> Data shown
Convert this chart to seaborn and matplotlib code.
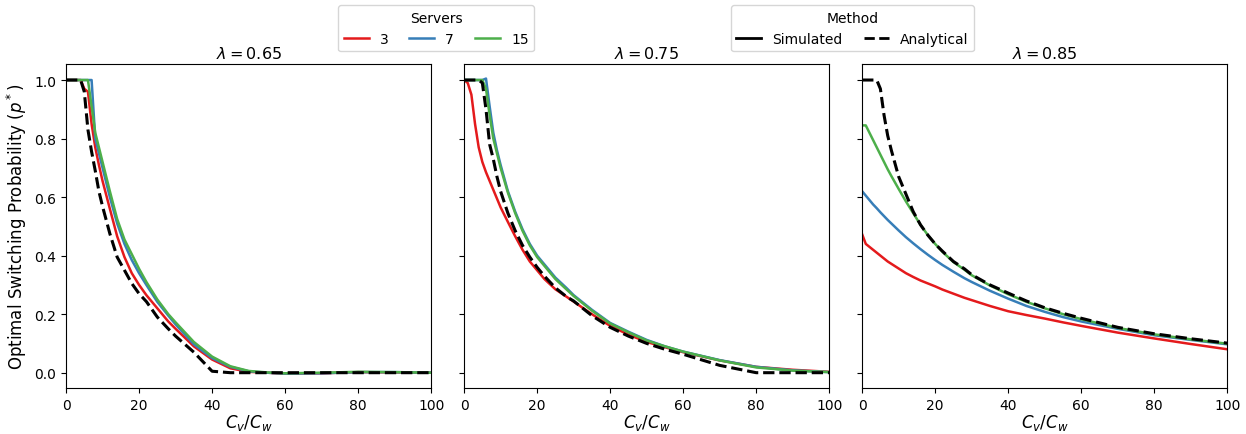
import numpy as np
import pandas as pd
import matplotlib
matplotlib.use("Agg")
import matplotlib.pyplot as plt
from matplotlib.lines import Line2D
import seaborn as sns

# cost ratio grid shared by all curves
cost_ratio = [0, 1, 2, 3, 4, 5, 6, 7, 8, 9, 10, 12, 14, 16, 18, 20, 22, 25, 28, 30,
              35, 40, 45, 50, 55, 60, 70, 80, 90, 100]

lambdas = [0.65, 0.75, 0.85]
servers = [3, 7, 15]
server_colors = {3: "#e41a1c", 7: "#377eb8", 15: "#4daf4a"}

# lambda = 0.65
sim_065_s3 = [1, 1, 1, 1, 1, 0.97, 0.96, 0.85, 0.77, 0.71, 0.655, 0.56, 0.466, 0.395, 0.34, 0.30,
              0.265, 0.22, 0.175, 0.15, 0.09, 0.045, 0.015, 0.003, 0.0, -0.003, -0.002, 0.002, 0.001, 0.0]
sim_065_s7 = [1, 1, 1, 1, 1, 1, 1, 1, 0.80, 0.75, 0.70, 0.60, 0.51, 0.44, 0.385, 0.34,
              0.30, 0.242, 0.195, 0.165, 0.097, 0.05, 0.02, 0.005, 0.0, -0.003, -0.002, 0.002, 0.002, 0.0]
sim_065_s15 = [1, 1, 1, 1, 1, 1, 1, 0.91, 0.82, 0.77, 0.72, 0.62, 0.525, 0.455, 0.405, 0.355,
               0.31, 0.25, 0.20, 0.172, 0.105, 0.055, 0.022, 0.006, 0.001, -0.002, 0.0, 0.003, 0.002, 0.0]
ana_065 = [1, 1, 1, 1, 1, 0.96, 0.83, 0.755, 0.69, 0.62, 0.568, 0.475, 0.395, 0.35, 0.305, 0.27,
           0.243, 0.19, 0.15, 0.125, 0.07, 0.005, 0, 0, 0, 0, 0, 0, 0, 0]

# lambda = 0.75
sim_075_s3 = [1, 0.99, 0.95, 0.85, 0.77, 0.72, 0.685, 0.655, 0.625, 0.595, 0.565, 0.515, 0.466, 0.42, 0.38, 0.35,
              0.32, 0.285, 0.26, 0.243, 0.20, 0.16, 0.13, 0.105, 0.087, 0.07, 0.042, 0.02, 0.01, 0.003]
sim_075_s7 = [1, 1, 1, 1, 1, 1, 1.005, 0.91, 0.82, 0.76, 0.71, 0.62, 0.55, 0.49, 0.44, 0.40,
              0.37, 0.325, 0.29, 0.265, 0.215, 0.17, 0.14, 0.112, 0.09, 0.072, 0.043, 0.02, 0.008, 0.002]
sim_075_s15 = [1, 1, 1, 1, 1, 1, 0.97, 0.88, 0.80, 0.75, 0.70, 0.615, 0.545, 0.485, 0.435, 0.395,
               0.365, 0.32, 0.285, 0.262, 0.212, 0.168, 0.138, 0.11, 0.09, 0.072, 0.042, 0.018, 0.007, 0.002]
ana_075 = [1, 1, 1, 1, 1, 0.99, 0.90, 0.78, 0.73, 0.67, 0.62, 0.545, 0.485, 0.435, 0.395, 0.36,
           0.33, 0.29, 0.26, 0.245, 0.195, 0.155, 0.125, 0.10, 0.08, 0.063, 0.025, 0, 0, 0]

# lambda = 0.85
sim_085_s3 = [0.473, 0.44, 0.43, 0.42, 0.41, 0.40, 0.39, 0.38, 0.372, 0.364, 0.356, 0.34, 0.327, 0.315, 0.305, 0.295,
              0.284, 0.27, 0.256, 0.248, 0.228, 0.21, 0.197, 0.185, 0.172, 0.16, 0.137, 0.117, 0.098, 0.08]
sim_085_s7 = [0.62, 0.605, 0.59, 0.575, 0.562, 0.548, 0.535, 0.522, 0.51, 0.498, 0.486, 0.463, 0.442, 0.422, 0.403, 0.385,
              0.368, 0.345, 0.323, 0.31, 0.28, 0.253, 0.228, 0.208, 0.19, 0.175, 0.15, 0.128, 0.112, 0.097]
sim_085_s15 = [0.845, 0.845, 0.82, 0.795, 0.77, 0.745, 0.72, 0.695, 0.672, 0.65, 0.628, 0.585, 0.545, 0.505, 0.47, 0.44,
               0.413, 0.378, 0.352, 0.333, 0.298, 0.268, 0.242, 0.22, 0.20, 0.183, 0.153, 0.131, 0.114, 0.099]
ana_085 = [1, 1, 1, 1, 1, 0.97, 0.88, 0.81, 0.76, 0.715, 0.67, 0.61, 0.55, 0.505, 0.47, 0.44,
           0.415, 0.38, 0.355, 0.335, 0.30, 0.272, 0.245, 0.222, 0.203, 0.186, 0.155, 0.133, 0.116, 0.101]

simulated = {
    0.65: {3: sim_065_s3, 7: sim_065_s7, 15: sim_065_s15},
    0.75: {3: sim_075_s3, 7: sim_075_s7, 15: sim_075_s15},
    0.85: {3: sim_085_s3, 7: sim_085_s7, 15: sim_085_s15},
}
analytical = {0.65: ana_065, 0.75: ana_075, 0.85: ana_085}

# build a long table for seaborn
rows = []
for lam in lambdas:
    for s in servers:
        for c, p in zip(cost_ratio, simulated[lam][s]):
            rows.append({"lam": lam, "servers": s, "method": "Simulated", "ratio": c, "p": p})
    for c, p in zip(cost_ratio, analytical[lam]):
        rows.append({"lam": lam, "servers": 0, "method": "Analytical", "ratio": c, "p": p})
df = pd.DataFrame(rows)

plt.rcParams['font.family'] = ['DejaVu Sans']

fig, axes = plt.subplots(1, 3, figsize=(12.46, 4.35), dpi=100, sharey=True)
fig.subplots_adjust(left=0.053, right=0.985, bottom=0.105, top=0.851, wspace=0.09)

for ax, lam in zip(axes, lambdas):
    sub = df[df["lam"] == lam]
    for s in servers:
        d = sub[(sub["method"] == "Simulated") & (sub["servers"] == s)]
        sns.lineplot(data=d, x="ratio", y="p", color=server_colors[s], linewidth=1.8, ax=ax)
    d = sub[sub["method"] == "Analytical"]
    sns.lineplot(data=d, x="ratio", y="p", color="black", linewidth=2.2, linestyle="--", ax=ax)
    ax.set_xlim(0, 100)
    ax.set_title(rf"$\lambda = {lam}$", fontsize=11.5, pad=4)
    ax.set_xlabel(r"$C_v/C_w$", fontsize=12, labelpad=0)
    ax.set_ylabel("")
    ax.tick_params(labelsize=10)

axes[0].set_ylabel(r"Optimal Switching Probability ($p^*$)", fontsize=12)

server_handles = [Line2D([], [], color=server_colors[s], lw=1.8) for s in servers]
fig.legend(server_handles, [str(s) for s in servers], title="Servers", ncol=3,
           loc="upper center", bbox_to_anchor=(0.35, 0.995), fontsize=10, title_fontsize=10,
           handlelength=1.8, columnspacing=1.5, borderaxespad=0.3)
method_handles = [Line2D([], [], color="black", lw=2), Line2D([], [], color="black", lw=2, ls="--")]
fig.legend(method_handles, ["Simulated", "Analytical"], title="Method", ncol=2,
           loc="upper center", bbox_to_anchor=(0.684, 0.995), fontsize=10, title_fontsize=10,
           handlelength=1.8, columnspacing=1.5, borderaxespad=0.3)

fig.savefig("out.png", dpi=100)
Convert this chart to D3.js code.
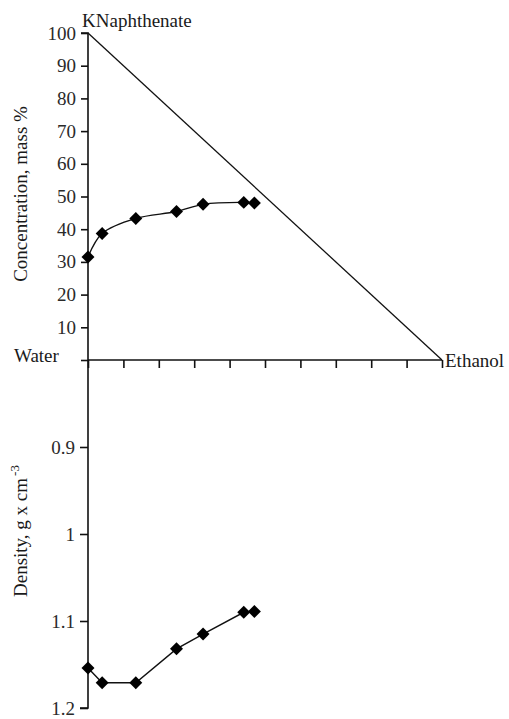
<!DOCTYPE html>
<html>
<head>
<meta charset="utf-8">
<script src="https://cdn.jsdelivr.net/npm/d3@7"></script>
<style>
  html, body { margin: 0; padding: 0; background: #fff; }
  svg { display: block; }
</style>
</head>
<body>
<script>
// ---- data ----
const xValues = [0, 4, 13.5, 25, 32.5, 44, 47];                     // ethanol share, % of triangle side
const concentration = [31.5, 38.7, 43.3, 45.4, 47.6, 48.2, 48.0];    // mass %
const density = [1.154, 1.171, 1.171, 1.132, 1.115, 1.090, 1.089];   // g x cm^-3
const concTicks = [0, 10, 20, 30, 40, 50, 60, 70, 80, 90, 100];
const densTicks = [0.9, 1, 1.1, 1.2];
const xTicks = [0, 10, 20, 30, 40, 50, 60, 70, 80, 90, 100];
const diagonal = [[0, 100], [100, 0]];

const FONT = '"Liberation Serif", "Times New Roman", Times, serif';
const W = 509, H = 719;
const svg = d3.select("body").append("svg").attr("width", W).attr("height", H)
  .attr("font-family", FONT);

const x = d3.scaleLinear().domain([0, 100]).range([88, 442]);
const yC = d3.scaleLinear().domain([0, 100]).range([360, 33]);
const yD = d3.scaleLinear().domain([0.8, 1.2]).range([360, 708]);

// top y axis
const axC = svg.append("g").attr("transform", `translate(${x(0)},0)`)
  .call(d3.axisLeft(yC).tickValues(concTicks).tickSize(7).tickPadding(5)
    .tickFormat(d => d === 0 ? "" : d));
// bottom y axis
const axD = svg.append("g").attr("transform", `translate(${x(0)},0)`)
  .call(d3.axisLeft(yD).tickValues(densTicks).tickSize(8).tickPadding(5)
    .tickFormat(d => d));
// x axis
const axX = svg.append("g").attr("transform", `translate(0,${yC(0)})`)
  .call(d3.axisBottom(x).tickValues(xTicks).tickSize(8).tickFormat(""));

[axC, axD, axX].forEach(g => {
  g.attr("font-family", FONT).attr("font-size", 19);
  g.selectAll(".domain").attr("stroke", "#111").attr("stroke-width", 1.6);
  g.selectAll(".tick line").attr("stroke", "#111").attr("stroke-width", 1.6);
  g.selectAll(".tick text").attr("font-size", 19).attr("fill", "#2a2a2a")
    .attr("font-family", FONT);
});
axX.select(".domain").attr("d", `M${x(0)},0H${x(100)}`);
axC.select(".domain").attr("d", `M-7,${yC(100)}H0V${yC(0)}`);
axD.select(".domain").attr("d", `M0,${yD(0.8)}V${yD(1.2)}H-8`);

// diagonal line
svg.append("path")
  .attr("d", d3.line().x(d => x(d[0])).y(d => yC(d[1]))(diagonal))
  .attr("fill", "none").attr("stroke", "#111").attr("stroke-width", 1.3);

// concentration series
const concData = xValues.map((v, i) => [v, concentration[i]]);
svg.append("path")
  .attr("d", d3.line().x(d => x(d[0])).y(d => yC(d[1])).curve(d3.curveCatmullRom.alpha(0.5))(concData))
  .attr("fill", "none").attr("stroke", "#111").attr("stroke-width", 1.4);

const densData = xValues.map((v, i) => [v, density[i]]);
svg.append("path")
  .attr("d", d3.line().x(d => x(d[0])).y(d => yD(d[1]))(densData))
  .attr("fill", "none").attr("stroke", "#111").attr("stroke-width", 1.4);

const diamond = d3.symbol().type(d3.symbolSquare).size(84)();
svg.append("g").selectAll("path").data(concData).join("path")
  .attr("d", diamond)
  .attr("transform", d => `translate(${x(d[0])},${yC(d[1])}) rotate(45)`)
  .attr("fill", "#000");
svg.append("g").selectAll("path").data(densData).join("path")
  .attr("d", diamond)
  .attr("transform", d => `translate(${x(d[0])},${yD(d[1])}) rotate(45)`)
  .attr("fill", "#000");

// labels
const lab = (xx, yy, t) => svg.append("text").attr("x", xx).attr("y", yy)
  .attr("font-size", 19).attr("font-family", FONT).attr("fill", "#1a1a1a").text(t);
lab(82, 27, "KNaphthenate");
lab(14, 362, "Water");
lab(445, 367, "Ethanol");

svg.append("text")
  .attr("transform", "translate(27,194) rotate(-90)")
  .attr("text-anchor", "middle").attr("font-size", 19).attr("font-family", FONT).attr("fill", "#1a1a1a")
  .text("Concentration, mass %");

const dl = svg.append("text")
  .attr("transform", "translate(27,597) rotate(-90)")
  .attr("font-size", 19).attr("font-family", FONT).attr("fill", "#1a1a1a");
dl.append("tspan").text("Density, g x cm");
dl.append("tspan").attr("dy", -8).attr("dx", 2).attr("font-size", 13).text("-3");
</script>
</body>
</html>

> Exercise goal
Return from the data every line that holds "Convert".

> Response to this exercise
Convert this chart to seaborn and matplotlib code.
Convert this chart to D3.js code.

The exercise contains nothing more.